I'm impressed by the quick turnaround, BTW. ;-)
H
On Friday, August 26, 2022 at 5:54:26 PM UTC-7 Dormando wrote:
> So I tested this a bit more and released it in 1.6.17; I think bitnami
> should pick it up soonish. if not I'll try to figure out docker this
> weekend if you still need it.
>
> I'm not 100% sure it'll fix your use case but it does fix some things I
> can test and it didn't seem like a regression. would be nice to validate
> still.
>
> On Fri, 26 Aug 2022, dormando wrote:
>
> > You can't build docker images or compile binaries? there's a
> > docker-compose.yml in the repo already if that helps.
> >
> > If not I can try but I don't spend a lot of time with docker directly.
> >
> > On Fri, 26 Aug 2022, Hayden wrote:
> >
> > > I'd be happy to help validate the fix, but I can't do it until the
> weekend, and I don't have a ready way to build an updated image.

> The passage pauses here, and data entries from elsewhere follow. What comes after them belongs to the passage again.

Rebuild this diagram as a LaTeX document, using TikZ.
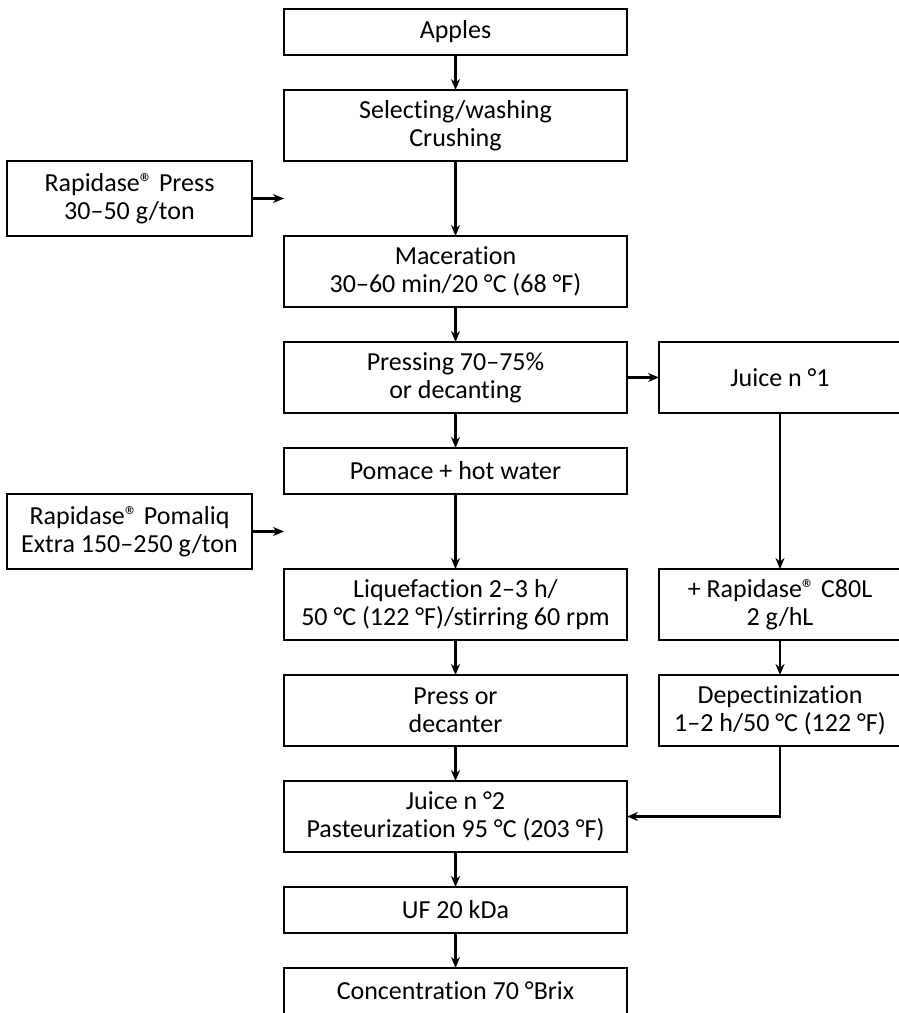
\documentclass[tikz,border=0pt]{standalone}
\usepackage{fontspec}
\setmainfont{Carlito}[Ligatures=NoCommon]
\usetikzlibrary{positioning,arrows.meta}

\begin{document}
\begin{tikzpicture}[x=0.5pt, y=-0.5pt, >={Stealth[length=5.5pt,width=4.5pt]},
    node distance=17.5pt,
    box/.style={draw, line width=0.6pt, align=center, inner sep=0pt, outer sep=0pt,
      minimum width=171.5pt, minimum height=35.5pt,
      font=\fontsize{13}{13.8}\selectfont},
    lowbox/.style={box, minimum height=23pt},
    sidebox/.style={box, minimum width=122.5pt, minimum height=37.5pt},
    juicebox/.style={box, minimum width=121pt},
    flow/.style={->, line width=1.1pt}]
  \useasboundingbox (0,0) rectangle (899,1013);

  % main column
  \node[lowbox] (apples) at (455.5,32) {Apples};
  \node[box, below=of apples] (select) {Selecting/washing\\Crushing};
  \node[box, below=37.5pt of select] (macer) {Maceration\\30–60 min/20 °C (68 °F)};
  \node[box, below=of macer] (pressing) {Pressing 70–75\%\\or decanting};
  \node[lowbox, below=of pressing] (pomace) {Pomace + hot water};
  \node[box, below=37.5pt of pomace] (liquef) {Liquefaction 2–3 h/\\50 °C (122 °F)/stirring 60 rpm};
  \node[box, below=of liquef] (decant) {Press or\\decanter};
  \node[box, below=of decant] (juicetwo) {Juice n °2\\Pasteurization 95 °C (203 °F)};
  \node[lowbox, below=of juicetwo] (uf) {UF 20 kDa};
  \node[lowbox, below=17.5pt of uf] (conc) {Concentration 70 °Brix};

  % enzymes on the left
  \node[sidebox, below left=0pt and 16pt of select.south west] (rpress) {Rapidase® Press\\30–50 g/ton};
  \node[sidebox, below left=0pt and 16pt of pomace.south west] (pomaliq) {Rapidase® Pomaliq\\Extra 150–250 g/ton};
  \coordinate (rpressend) at (rpress.east -| select.west);
  \coordinate (pomaliqend) at (pomaliq.east -| pomace.west);

  % juice n 1 branch
  \node[juicebox, right=16pt of pressing] (juiceone) {Juice n °1};
  \node[juicebox, right=16pt of liquef] (cl) {+ Rapidase® C80L\\2 g/hL};
  \node[juicebox, right=16pt of decant] (depect) {Depectinization\\1–2 h/50 °C (122 °F)};

  \draw[flow] (apples) -- (select);
  \draw[flow] (select) -- (macer);
  \draw[flow] (macer) -- (pressing);
  \draw[flow] (pressing) -- (pomace);
  \draw[flow] (pomace) -- (liquef);
  \draw[flow] (liquef) -- (decant);
  \draw[flow] (decant) -- (juicetwo);
  \draw[flow] (juicetwo) -- (uf);
  \draw[flow] (uf) -- (conc);
  \draw[flow] (rpress) -- (rpressend);
  \draw[flow] (pomaliq) -- (pomaliqend);
  \draw[flow] (pressing) -- (juiceone);
  \draw[flow] (juiceone) -- (cl);
  \draw[flow] (cl) -- (depect);
  \draw[flow] (depect.south) |- (juicetwo.east);
\end{tikzpicture}
\end{document}
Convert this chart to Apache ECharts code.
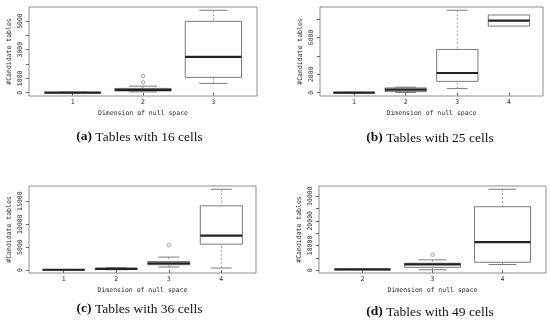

Any chance
> you could
> > > create a docker image with the fix that I could grab from somewhere?
> > >
> > > On Friday, August 26, 2022 at 10:38:54 AM UTC-7 Dormando wrote:
> > > I have an opportunity to put this fix into a release today if anyone
> wants
> > > to help validate :)
> > >
> > > On Thu, 25 Aug 2022, dormando wrote:
> > >
> > > > Took another quick look...
> > > >
> > > > Think there's an easy patch that might work:
> > > > https://github.com/memcached/memcached/pull/924
> > > >
> > > > If you wouldn't mind helping validate? An external validator would
> help me
> > > > get it in time for the next release :)
> > > >
> > > > Thanks,
> > > > -Dormando
> > > >
> > > > On Wed, 24 Aug 2022, dormando wrote:
> > > >
> > > > > Hey,
> > > > >
> > > > > Thanks for the info. Yes; this generally confirms the issue. I see
> some of
> > > > > your higher slab classes with "free_chunks 0", so if you're
> setting data
> > > > > that requires these chunks it could error out. The "stats items"
> confirms
> > > > > this since there are no actual items in those lower slab classes.
> > > > >
> > > > > You're certainly right a workaround of making your items < 512k
> would also
> > > > > work; but in general if I have features it'd be nice if they
> worked well
> > > > > :) Please open an issue so we can improve things!
> > > > >
> > > > > I intended to lower the slab_chunk_max default from 512k to much
> lower, as
> > > > > that actually raises the memory efficiency by a bit (less gap at
> the
> > > > > higher classes). That may help here. The system should also try
> ejecting
> > > > > items from the highest LRU... I need to double check that it wasn't
> > > > > already intending to do that and failing.
> > > > >
> > > > > Might also be able to adjust the page mover but not sure. The page
> mover
> > > > > can probably be adjusted to attempt to keep one page in reserve,
> but I
> > > > > think the algorithm isn't expecting slabs with no items in it so
> I'd have
> > > > > to audit that too.
> > > > >
> > > > > If you're up for experiments it'd be interesting to know if setting
> > > > > "-o slab_chunk_max=32768" or 16k (probably not more than 64) makes
> things
> > > > > better or worse.
> > > > >
> > > > > Also, crud.. it's documented as kilobytes but that's not working
> somehow?
> > > > > aaahahah. I guess the big EXPERIMENTAL tag scared people off since
> that
> > > > > never got reported.
> > > > >
> > > > > I'm guessing most people have a mix of small to large items, but
> you only
> > > > > have large items and a relatively low memory limit, so this is why
> you're
> > > > > seeing it so easily. I think most people setting large items have
> like
> > > > > 30G+ of memory so you end up with more spread around.
> > > > >
> > > > > Thanks,
> > > > > -Dormando
> > > > >
> > > > > On Wed, 24 Aug 2022, Hayden wrote:
> > > > >
> > > > > > What you're saying makes sense, and I'm pretty sure it won't be
> too hard to add some functionality to my writing code to break my large
> > > items up into
> > > > > > smaller parts that can each fit into a single chunk. That has
> the